> What you will do:
Search the records for "this". Copy every line where it appears.

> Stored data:
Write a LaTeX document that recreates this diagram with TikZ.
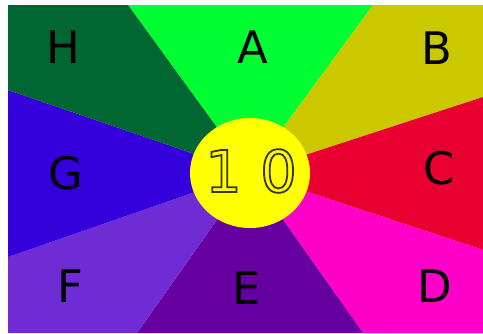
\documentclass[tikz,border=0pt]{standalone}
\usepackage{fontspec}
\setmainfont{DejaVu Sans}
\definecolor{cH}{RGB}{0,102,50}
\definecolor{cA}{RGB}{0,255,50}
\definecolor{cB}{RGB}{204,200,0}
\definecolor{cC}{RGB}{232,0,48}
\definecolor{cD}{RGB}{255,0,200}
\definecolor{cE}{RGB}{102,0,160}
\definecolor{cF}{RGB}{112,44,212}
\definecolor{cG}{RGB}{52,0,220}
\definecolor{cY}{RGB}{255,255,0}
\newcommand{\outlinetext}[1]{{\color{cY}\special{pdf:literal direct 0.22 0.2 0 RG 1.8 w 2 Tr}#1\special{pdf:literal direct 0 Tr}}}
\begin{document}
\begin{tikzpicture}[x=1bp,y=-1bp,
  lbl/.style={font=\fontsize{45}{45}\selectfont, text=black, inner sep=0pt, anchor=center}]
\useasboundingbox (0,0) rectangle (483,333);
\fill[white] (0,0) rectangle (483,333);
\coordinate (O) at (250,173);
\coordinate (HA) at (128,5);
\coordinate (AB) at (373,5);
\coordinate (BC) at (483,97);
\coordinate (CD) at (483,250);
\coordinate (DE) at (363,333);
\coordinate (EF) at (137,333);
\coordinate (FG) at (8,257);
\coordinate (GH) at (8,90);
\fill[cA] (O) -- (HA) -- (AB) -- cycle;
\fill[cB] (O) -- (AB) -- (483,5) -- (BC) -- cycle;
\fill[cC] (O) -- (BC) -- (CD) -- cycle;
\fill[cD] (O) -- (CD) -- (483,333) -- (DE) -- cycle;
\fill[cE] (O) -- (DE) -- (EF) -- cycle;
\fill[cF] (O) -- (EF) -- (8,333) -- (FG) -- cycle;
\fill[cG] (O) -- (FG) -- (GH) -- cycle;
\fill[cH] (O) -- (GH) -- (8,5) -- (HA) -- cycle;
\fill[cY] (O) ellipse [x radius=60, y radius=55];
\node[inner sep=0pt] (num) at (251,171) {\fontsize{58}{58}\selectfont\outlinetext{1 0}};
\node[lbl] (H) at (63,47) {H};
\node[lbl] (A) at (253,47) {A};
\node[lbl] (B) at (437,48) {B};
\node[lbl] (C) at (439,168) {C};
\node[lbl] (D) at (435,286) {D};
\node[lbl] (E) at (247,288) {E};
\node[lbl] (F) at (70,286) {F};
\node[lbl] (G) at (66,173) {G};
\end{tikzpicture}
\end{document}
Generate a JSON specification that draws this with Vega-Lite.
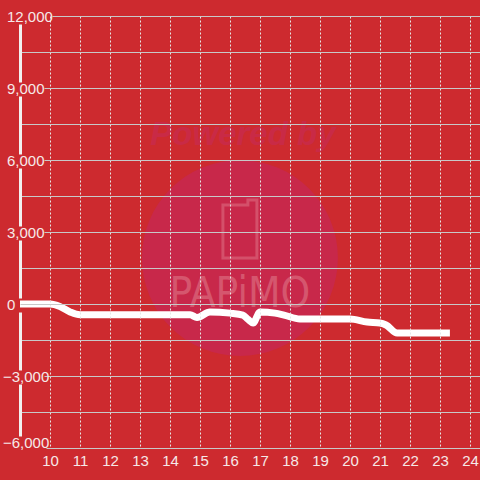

> Expected answer:
Write a LaTeX document that recreates this diagram with TikZ.
Generate a JSON specification that draws this with Vega-Lite.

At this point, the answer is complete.